May 2017 – Jack Sweet
YEOVIL in 2000?
In celebration of King George V’s Silver Jubilee on 6 May 1935, several local journalists produced a Souvenir programme. One of the contributors looked forward to Yeovil in the year 2000 and this was his vision (tongue somewhat in cheek perhaps) of the town in the brave new world 65 years later:
‘The flood-lit air port was astir with the busy hum of machines and hurrying figures when I arrived by the night mail. It was my first glimpse of Yeovil after many decades. I had returned to take part in the city’s celebrations at the birth of the year 2,000.
‘I knew that the one-time old Somerset market town had become the hub of the West, the key town to one of England’s most flourishing shires, but the transformation that had taken place was startling. Looking out of the windows of my host’s car as it glided silently through the town, ablaze with light, it might well have been a dream city.
“No wonder you fail to recognise it” said my old friend, smiling at my bewilderment. “Of course you must remember that a very large area of Yeovil as you knew it was scheduled for demolition long ago and has been rebuilt,” he explained.
“One of the first steps taken by the City Council was the re-planning of Yeovil into industrial and residential zones. There has been a clean sweep, and most of the old landmarks have disappeared. There are still some romantic old-world corners left, but you will have to go out into the countryside to find them for many of the villages of your day are now suburbs of Yeovil.”

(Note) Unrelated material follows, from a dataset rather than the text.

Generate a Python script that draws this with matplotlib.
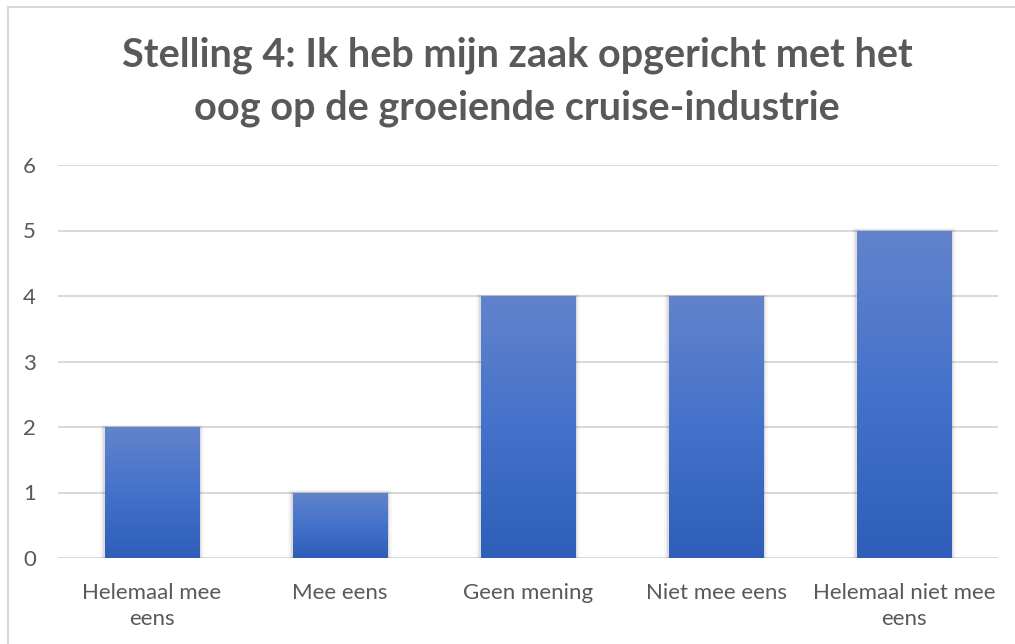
import numpy as np
import matplotlib
matplotlib.use("Agg")
import matplotlib.pyplot as plt
from matplotlib.patches import Rectangle
from matplotlib.colors import LinearSegmentedColormap
from matplotlib.lines import Line2D

categories = ["Helemaal mee\neens", "Mee eens", "Geen mening", "Niet mee eens", "Helemaal niet mee\neens"]
counts = [2, 1, 4, 4, 5]
title = "Stelling 4: Ik heb mijn zaak opgericht met het\noog op de groeiende cruise-industrie"

plt.rcParams["font.family"] = ["Lato", "DejaVu Sans"]
text_grey = "#595959"
grid_grey = "#D9D9D9"

fig = plt.figure(figsize=(10.15, 6.44), dpi=100)
W, H = 1015, 644
ax = fig.add_axes([58 / W, 1 - 558 / H, (998 - 58) / W, (558 - 165) / H])

ax.set_xlim(-0.5, len(categories) - 0.5)
ax.set_ylim(0, 6)
ax.set_yticks(range(0, 7))
ax.yaxis.grid(True, color=grid_grey, linewidth=1.4)
ax.set_axisbelow(True)
for s in ax.spines.values():
    s.set_visible(False)
ax.tick_params(axis="both", length=0, colors=text_grey, labelsize=16)
ax.tick_params(axis="y", pad=16)
ax.tick_params(axis="x", pad=18)
ax.set_xticks(range(len(categories)))
ax.set_xticklabels(categories, linespacing=1.4)

# vertical gradient, lighter at the top of every bar
cmap = LinearSegmentedColormap.from_list("bar", ["#2E5EB9", "#4472CA", "#6283CC"])
grad = np.linspace(0, 1, 256).reshape(-1, 1)
bw = 0.505
for i, v in enumerate(counts):
    x0 = i - bw / 2
    # faint shadow around the bar
    for k, a in [(0.025, 0.03), (0.015, 0.05), (0.008, 0.06)]:
        ax.add_patch(Rectangle((x0 - k, -0.03), bw + 2 * k, v + 0.03 + k * 1.5,
                               facecolor="black", edgecolor="none", alpha=a, zorder=2))
    rect = Rectangle((x0, 0), bw, v, facecolor="none", edgecolor="none", zorder=3)
    ax.add_patch(rect)
    im = ax.imshow(grad, cmap=cmap, origin="lower", aspect="auto",
                   extent=[x0, x0 + bw, 0, v], zorder=3, interpolation="bilinear")
    im.set_clip_path(rect)
ax.set_xlim(-0.5, len(categories) - 0.5)
ax.set_ylim(0, 6)

fig.text(517 / W, 1 - 82 / H, title, ha="center", va="center", fontsize=28.5,
         fontweight="bold", color=text_grey, linespacing=1.5)

# chart frame lines along the top and left edge
fig.add_artist(Line2D([7.5 / W, 7.5 / W], [0, 1 - 6.5 / H], color=grid_grey, linewidth=1.5))
fig.add_artist(Line2D([7.5 / W, 1], [1 - 6.5 / H, 1 - 6.5 / H], color=grid_grey, linewidth=1.5))

fig.savefig("out.png", dpi=100, facecolor="white")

‘It had been a gala day in Yeovil, and thousands of people were present at the opening by the National Director of pastimes of the huge new sports stadium, where a display had been given by many famous speedway “stars.” Now the night-life of the city was in full swing, and Yeovil’s “Broadway” glittered with light.
‘Later I was to discover that in spite of the robot-like efficiency with which the life of the city was carried on, the architect, in planning the new Yeovil, had built with the mind of an artist, and had given it a new beauty. There were spacious parks, broad avenues and boulevards that had taken the place of narrow, crowded streets with great motor ways.

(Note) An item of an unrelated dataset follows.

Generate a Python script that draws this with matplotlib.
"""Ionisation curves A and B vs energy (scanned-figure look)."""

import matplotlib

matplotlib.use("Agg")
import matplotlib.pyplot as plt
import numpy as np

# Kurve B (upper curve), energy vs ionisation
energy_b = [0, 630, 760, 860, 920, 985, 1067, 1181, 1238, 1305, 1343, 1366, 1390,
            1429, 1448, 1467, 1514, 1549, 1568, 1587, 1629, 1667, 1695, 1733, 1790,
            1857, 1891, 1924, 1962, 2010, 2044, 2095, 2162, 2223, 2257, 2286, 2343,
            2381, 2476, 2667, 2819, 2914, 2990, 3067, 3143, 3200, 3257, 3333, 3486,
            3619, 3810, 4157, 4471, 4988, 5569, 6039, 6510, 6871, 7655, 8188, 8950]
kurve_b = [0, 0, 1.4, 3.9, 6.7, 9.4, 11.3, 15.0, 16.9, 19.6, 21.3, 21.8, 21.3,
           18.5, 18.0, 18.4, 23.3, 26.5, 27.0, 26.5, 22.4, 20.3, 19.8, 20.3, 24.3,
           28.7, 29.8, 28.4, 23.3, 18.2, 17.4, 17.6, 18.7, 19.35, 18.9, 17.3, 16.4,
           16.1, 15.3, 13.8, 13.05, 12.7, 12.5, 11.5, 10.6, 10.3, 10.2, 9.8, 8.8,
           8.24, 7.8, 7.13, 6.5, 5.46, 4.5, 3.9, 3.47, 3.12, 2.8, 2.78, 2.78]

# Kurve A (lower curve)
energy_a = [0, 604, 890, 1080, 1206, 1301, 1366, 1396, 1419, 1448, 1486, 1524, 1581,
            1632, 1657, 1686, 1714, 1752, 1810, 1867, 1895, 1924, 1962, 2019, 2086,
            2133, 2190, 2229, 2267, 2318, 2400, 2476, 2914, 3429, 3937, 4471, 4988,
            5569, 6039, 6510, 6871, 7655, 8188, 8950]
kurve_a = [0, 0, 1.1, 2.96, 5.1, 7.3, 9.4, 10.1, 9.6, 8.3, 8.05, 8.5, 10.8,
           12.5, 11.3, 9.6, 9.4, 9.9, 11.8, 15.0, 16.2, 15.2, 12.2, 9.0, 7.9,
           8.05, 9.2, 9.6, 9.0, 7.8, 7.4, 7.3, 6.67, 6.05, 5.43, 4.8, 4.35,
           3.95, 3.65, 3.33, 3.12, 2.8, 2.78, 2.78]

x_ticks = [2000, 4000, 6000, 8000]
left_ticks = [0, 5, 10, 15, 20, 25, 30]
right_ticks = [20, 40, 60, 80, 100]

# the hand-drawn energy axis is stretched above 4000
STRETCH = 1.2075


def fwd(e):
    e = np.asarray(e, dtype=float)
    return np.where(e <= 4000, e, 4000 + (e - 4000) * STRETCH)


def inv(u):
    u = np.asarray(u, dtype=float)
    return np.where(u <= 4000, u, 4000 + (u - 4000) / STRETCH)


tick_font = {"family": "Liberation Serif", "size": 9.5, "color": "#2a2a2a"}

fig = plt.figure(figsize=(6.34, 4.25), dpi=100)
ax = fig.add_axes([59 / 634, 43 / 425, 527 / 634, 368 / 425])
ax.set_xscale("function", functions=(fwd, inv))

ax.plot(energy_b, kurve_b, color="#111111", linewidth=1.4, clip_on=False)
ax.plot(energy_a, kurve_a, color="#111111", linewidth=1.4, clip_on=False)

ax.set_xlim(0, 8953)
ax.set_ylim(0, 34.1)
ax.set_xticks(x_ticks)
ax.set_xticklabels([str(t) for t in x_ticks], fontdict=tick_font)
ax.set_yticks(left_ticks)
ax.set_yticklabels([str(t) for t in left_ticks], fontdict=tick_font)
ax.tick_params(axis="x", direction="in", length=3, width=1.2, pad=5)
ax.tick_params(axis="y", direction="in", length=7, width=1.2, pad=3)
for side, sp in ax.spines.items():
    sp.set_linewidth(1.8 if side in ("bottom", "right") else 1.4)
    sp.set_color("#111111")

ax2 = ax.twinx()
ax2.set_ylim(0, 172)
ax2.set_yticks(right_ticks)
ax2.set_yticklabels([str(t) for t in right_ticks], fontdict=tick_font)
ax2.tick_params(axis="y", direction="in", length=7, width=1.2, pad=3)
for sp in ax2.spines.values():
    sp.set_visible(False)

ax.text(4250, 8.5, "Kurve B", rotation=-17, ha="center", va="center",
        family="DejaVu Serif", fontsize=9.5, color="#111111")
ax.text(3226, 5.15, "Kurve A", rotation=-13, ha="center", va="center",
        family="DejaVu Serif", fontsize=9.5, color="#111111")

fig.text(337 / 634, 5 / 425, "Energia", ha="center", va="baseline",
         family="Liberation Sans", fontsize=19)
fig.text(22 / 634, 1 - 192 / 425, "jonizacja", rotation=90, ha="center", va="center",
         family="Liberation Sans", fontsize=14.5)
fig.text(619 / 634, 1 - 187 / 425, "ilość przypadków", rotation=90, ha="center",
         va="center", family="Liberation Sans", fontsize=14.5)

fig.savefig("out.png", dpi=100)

‘Garden cities, with their own communal halls and social centres, had replaced the old housing estates, while in the industrial zone itself, though the factories were working at full pressure, smoke and grime were things of the past. The system of employment was so designed that there was work for all.
‘The feature of the new Yeovil was its imposing Guildhall, the centre of civic administration, with its lofty Gothic pillars and noble facade.
‘For the old market place, nestling under the shadow of the Mother Church, now a cathedral, I looked in vain, but on a new site, covering many acres, Yeovil Market had grown to become another Smithfield.
‘Despite the growth of aviation and the impetus it had given to one of Yeovil’s most flourishing industries, railways continued to play an important part in the nation’s life as far as heavy freightage was concerned. This was apparent by the big railway depot, Yeovil Central, which had taken the place of the three stations that formerly served the town.
‘With its rise to fame and the cosmopolitan character it had acquired, there had sprung up a new culture. Yeovil had become one of the most musical towns in the country. Its schools and colleges were well known, the Engineering Institute having gained world-wide repute.
‘Yeovil Hospital, too, in its park-like surroundings, had also moved with the times, and was the centre from which sprang many new health services, ranging from delightful hostels for mothers and babies to the rest home for the aged in the eventide of their lives.
‘What fascinated me most, perhaps, was the new accent that the inhabitants had acquired. Had any one asked, in the plaintive tones of the old days, “Where be I too?” he would have been regarded with as much curiosity as an aborigine. Fashions had also changed, but it was the men who now set the pace in raiment of colourful hue.
‘Sleepy Somerset had gone for ever. As the vision of Yeovil faded, I realised the very name of the place had changed. Yeovil was no longer Yeovil but Yeotopia.’